DO THIS: Find every line in the records below that holds the word "with", and copy it out.

**** PROVIDED DATA ****

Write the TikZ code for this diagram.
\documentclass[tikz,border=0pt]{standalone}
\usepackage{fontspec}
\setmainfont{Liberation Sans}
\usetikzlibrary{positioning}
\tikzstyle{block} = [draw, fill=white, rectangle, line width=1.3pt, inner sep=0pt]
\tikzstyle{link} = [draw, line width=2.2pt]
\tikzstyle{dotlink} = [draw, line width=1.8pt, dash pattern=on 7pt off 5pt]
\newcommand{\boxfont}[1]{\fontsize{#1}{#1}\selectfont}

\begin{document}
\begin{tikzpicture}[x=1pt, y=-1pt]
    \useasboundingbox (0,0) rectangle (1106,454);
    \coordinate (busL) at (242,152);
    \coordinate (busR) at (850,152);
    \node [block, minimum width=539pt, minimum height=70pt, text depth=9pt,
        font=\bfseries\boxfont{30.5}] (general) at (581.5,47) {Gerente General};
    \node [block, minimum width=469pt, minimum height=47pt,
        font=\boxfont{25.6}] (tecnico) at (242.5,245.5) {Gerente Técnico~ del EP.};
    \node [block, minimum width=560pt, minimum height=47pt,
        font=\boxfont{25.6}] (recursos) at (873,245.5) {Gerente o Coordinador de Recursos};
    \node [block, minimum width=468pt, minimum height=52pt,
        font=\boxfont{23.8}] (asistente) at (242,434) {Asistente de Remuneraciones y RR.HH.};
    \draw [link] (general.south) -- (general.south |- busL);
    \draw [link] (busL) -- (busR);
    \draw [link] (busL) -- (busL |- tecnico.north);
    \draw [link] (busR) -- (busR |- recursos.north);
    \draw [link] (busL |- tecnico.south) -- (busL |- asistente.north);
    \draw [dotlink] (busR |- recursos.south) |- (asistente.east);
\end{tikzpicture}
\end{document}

****
**** PROVIDED DATA ****

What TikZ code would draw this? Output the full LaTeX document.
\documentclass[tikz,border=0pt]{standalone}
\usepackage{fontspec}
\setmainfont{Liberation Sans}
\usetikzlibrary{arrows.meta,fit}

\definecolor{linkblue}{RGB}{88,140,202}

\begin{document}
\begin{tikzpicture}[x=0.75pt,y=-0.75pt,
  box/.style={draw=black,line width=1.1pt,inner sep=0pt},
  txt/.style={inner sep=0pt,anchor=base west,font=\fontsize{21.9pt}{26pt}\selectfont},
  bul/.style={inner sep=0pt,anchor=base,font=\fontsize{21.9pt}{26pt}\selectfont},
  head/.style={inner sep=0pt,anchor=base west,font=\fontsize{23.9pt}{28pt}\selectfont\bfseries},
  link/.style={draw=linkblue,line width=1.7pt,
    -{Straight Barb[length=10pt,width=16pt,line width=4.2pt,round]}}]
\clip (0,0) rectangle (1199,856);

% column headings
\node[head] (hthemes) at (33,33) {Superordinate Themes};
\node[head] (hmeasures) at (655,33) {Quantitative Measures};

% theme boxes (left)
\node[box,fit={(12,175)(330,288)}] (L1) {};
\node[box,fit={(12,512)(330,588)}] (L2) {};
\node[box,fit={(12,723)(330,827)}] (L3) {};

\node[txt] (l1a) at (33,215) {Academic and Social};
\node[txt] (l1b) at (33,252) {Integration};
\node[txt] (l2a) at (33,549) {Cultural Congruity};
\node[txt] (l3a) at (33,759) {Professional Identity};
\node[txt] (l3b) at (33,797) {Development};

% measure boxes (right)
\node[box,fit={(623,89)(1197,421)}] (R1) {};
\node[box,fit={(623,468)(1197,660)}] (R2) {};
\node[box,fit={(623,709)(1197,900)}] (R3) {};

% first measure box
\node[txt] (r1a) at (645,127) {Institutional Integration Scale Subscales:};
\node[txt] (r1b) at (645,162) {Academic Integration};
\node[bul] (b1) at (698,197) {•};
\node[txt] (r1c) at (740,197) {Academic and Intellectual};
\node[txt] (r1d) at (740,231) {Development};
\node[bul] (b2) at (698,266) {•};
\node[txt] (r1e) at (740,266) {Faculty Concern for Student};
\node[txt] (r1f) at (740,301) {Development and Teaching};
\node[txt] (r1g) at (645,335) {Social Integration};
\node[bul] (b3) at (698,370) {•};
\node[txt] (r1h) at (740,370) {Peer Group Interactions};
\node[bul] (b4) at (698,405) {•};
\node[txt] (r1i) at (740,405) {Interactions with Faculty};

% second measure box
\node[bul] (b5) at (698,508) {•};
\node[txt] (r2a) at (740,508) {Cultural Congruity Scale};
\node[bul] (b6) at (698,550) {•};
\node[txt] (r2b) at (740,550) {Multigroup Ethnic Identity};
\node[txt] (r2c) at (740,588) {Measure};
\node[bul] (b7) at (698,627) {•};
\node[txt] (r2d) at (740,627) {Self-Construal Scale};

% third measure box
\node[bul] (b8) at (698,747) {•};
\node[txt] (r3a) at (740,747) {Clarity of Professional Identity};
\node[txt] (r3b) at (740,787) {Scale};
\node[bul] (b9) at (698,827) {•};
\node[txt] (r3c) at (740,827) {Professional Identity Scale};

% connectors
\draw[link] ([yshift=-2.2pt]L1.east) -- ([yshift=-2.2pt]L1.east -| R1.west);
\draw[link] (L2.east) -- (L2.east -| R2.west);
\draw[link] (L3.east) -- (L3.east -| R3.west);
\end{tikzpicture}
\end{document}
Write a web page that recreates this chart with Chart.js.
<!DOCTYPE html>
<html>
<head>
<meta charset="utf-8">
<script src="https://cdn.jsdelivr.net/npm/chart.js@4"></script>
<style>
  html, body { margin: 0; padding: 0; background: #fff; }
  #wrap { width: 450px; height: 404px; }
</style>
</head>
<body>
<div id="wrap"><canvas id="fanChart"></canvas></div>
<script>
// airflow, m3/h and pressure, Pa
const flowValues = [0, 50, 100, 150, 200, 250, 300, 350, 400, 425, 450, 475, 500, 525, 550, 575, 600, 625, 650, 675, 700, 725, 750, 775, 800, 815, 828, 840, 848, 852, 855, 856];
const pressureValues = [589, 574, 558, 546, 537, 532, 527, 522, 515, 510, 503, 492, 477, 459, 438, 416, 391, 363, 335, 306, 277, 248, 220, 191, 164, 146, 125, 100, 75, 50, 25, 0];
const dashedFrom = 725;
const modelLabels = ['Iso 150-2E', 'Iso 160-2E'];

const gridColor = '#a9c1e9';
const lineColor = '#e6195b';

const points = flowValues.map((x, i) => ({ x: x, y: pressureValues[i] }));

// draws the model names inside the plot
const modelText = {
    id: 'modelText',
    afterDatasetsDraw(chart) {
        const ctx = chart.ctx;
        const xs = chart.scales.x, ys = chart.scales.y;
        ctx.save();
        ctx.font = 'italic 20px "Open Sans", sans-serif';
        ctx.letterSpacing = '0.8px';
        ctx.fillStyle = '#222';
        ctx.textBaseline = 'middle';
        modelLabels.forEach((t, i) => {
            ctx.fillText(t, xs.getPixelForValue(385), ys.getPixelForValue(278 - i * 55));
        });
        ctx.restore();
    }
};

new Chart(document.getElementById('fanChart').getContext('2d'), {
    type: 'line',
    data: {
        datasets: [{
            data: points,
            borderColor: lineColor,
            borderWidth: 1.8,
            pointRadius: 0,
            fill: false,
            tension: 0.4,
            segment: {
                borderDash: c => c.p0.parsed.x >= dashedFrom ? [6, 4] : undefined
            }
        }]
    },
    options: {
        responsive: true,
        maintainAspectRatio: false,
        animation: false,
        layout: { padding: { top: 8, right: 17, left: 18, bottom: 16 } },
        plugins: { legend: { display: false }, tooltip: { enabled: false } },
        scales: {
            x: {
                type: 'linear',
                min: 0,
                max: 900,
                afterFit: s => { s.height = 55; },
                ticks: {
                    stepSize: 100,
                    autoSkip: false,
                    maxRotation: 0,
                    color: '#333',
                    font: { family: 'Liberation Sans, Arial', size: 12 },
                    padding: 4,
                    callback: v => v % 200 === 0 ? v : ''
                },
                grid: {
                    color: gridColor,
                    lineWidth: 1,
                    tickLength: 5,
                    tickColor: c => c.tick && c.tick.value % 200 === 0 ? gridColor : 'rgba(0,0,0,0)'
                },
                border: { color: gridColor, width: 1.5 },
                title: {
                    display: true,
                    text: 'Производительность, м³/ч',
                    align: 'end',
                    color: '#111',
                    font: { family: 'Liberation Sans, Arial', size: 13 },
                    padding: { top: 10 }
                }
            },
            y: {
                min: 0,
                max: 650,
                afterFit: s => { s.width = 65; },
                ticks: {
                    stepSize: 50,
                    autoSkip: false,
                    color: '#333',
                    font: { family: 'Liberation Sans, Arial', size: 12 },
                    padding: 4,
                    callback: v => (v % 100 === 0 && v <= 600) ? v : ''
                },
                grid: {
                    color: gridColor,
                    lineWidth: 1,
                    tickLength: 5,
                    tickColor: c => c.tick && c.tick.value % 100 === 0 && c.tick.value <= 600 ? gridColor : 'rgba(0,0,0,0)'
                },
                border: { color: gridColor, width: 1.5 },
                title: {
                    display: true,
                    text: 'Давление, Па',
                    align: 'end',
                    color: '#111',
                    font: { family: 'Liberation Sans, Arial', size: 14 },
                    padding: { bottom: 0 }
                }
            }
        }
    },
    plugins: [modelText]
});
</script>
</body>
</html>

****
**** PROVIDED DATA ****

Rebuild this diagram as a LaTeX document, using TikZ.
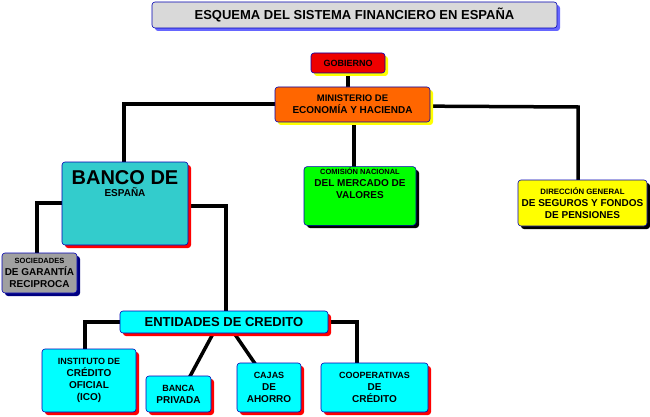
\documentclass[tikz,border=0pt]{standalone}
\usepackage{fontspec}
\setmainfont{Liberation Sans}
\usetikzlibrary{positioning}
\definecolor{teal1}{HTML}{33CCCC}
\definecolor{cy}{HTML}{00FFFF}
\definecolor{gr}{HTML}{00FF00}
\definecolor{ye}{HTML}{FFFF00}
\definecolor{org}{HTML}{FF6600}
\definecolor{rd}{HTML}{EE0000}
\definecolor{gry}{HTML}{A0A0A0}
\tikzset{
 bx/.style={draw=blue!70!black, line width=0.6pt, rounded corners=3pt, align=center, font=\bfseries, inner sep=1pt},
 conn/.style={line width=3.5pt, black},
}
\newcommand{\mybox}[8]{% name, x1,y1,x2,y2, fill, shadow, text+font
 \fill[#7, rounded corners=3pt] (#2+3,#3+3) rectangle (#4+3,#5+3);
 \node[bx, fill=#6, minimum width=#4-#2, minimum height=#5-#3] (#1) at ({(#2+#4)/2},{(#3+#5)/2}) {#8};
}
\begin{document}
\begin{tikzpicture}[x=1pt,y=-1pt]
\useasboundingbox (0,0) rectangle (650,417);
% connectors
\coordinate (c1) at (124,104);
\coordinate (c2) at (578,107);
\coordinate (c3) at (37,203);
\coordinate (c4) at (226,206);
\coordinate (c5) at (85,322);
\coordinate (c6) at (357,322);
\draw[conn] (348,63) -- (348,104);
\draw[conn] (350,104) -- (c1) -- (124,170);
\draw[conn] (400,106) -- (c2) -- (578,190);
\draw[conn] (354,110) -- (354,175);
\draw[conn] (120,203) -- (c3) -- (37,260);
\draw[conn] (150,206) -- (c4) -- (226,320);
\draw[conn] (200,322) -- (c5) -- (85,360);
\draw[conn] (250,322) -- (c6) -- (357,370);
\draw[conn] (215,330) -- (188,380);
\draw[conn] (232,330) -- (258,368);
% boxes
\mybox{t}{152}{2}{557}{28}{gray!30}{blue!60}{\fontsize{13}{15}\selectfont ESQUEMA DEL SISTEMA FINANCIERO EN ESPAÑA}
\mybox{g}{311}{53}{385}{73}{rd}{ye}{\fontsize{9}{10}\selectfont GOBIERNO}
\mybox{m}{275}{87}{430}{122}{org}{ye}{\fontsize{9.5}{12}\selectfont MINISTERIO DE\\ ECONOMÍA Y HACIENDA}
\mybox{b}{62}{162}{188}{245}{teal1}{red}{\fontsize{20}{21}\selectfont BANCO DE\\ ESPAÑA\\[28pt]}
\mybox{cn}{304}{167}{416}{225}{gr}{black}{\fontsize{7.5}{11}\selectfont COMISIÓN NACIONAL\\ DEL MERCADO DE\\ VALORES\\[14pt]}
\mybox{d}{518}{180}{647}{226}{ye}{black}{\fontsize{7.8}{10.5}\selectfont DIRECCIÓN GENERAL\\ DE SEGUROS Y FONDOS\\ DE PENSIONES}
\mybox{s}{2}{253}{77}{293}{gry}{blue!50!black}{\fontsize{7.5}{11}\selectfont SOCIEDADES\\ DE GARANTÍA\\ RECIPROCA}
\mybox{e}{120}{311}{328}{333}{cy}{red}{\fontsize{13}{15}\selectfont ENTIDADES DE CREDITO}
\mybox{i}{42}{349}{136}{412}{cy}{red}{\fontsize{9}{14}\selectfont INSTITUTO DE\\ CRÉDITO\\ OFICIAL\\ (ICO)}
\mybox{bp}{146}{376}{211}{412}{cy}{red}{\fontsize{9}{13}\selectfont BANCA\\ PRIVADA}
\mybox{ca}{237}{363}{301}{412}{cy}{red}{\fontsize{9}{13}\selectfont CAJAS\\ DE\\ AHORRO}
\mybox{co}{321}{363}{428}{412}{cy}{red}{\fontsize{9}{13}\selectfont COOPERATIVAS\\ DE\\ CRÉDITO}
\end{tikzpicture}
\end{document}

****

TASK ANSWER:
\node[txt] (r1i) at (740,405) {Interactions with Faculty};
Write a web page that recreates this chart with Chart.js.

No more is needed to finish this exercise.